Receding Plane

David Cross

  • 11 Apr - 02 May , 2008

Receding Plane is a new video work by Wellington based artist and Associate Professor at Massey University, David Cross.

The work continues the artist's exploration into self-presentation, self-portraiture and performance with particular reference to how the body interferes in the logic of the monochromatic canvas.

The artist's eyes appear through a slot in a large orange monochromatic canvas staring directly at the camera. The abject qualities of his eyes serve to muddy the pristine and seamless features of the canvas creating a compellingly discordant relationship.

Importantly, this relationship begins to shift over time as the eyes become increasingly uncomfortable from staring at the camera. This slow unfolding of the body's sense of order and control, creates a narrative tension that might be described as grotesque.

The collision of the real (the body) and the protean artificial (the monochrome) in this work locates Receding Plane within a tradition of practice that challenges our understanding of beauty and ugliness. The work concludes with a final scene that radically recasts our initial experience.

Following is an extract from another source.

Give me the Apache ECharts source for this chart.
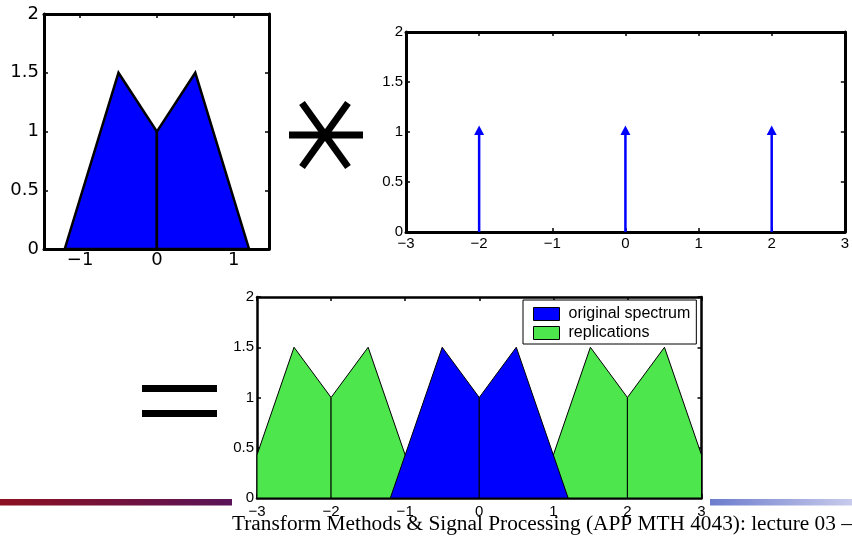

A remarkable denouement takes place that unties in surprising ways the Gordian knot. The monochrome is revealed in a completely new light as the actual setting of the work is finally unveiled for the audience to see. This landscape challenges all of our previous assumptions introducing a whimsical dimension to the work.

David Cross Biography:

David Cross was born in 1968 in Melbourne, Australia where he initially studied art history at Monash University. After working as an art critic and writer for a number of years he turned to making art in 1994. Throughout the 90s he produced a number of performance based projects including Viscous that was included in Perspecta 99 in Sydney and at Australian Centre of Contemporary Art, Melbourne in 2000. In late 2000 he took up a position at Massey University, Wellington and has continued to show regularly both in New Zealand and around the world. His challenging performance/installations including Bounce (Wellington City Gallery, Govett-Brewster Gallery) and Hold (Litmus Research Initiative, Blue Oyster Performance Series) function to both attract and repel audiences through their psychologically complex resonances. Cross is also a writer on contemporary art and has written extensively for magazines including World Art, Art and Text and Photofile. He has a PhD in Fine Art practice from Queensland University of Technology, Brisbane and is Associate Professor in Fine Arts at Massey University.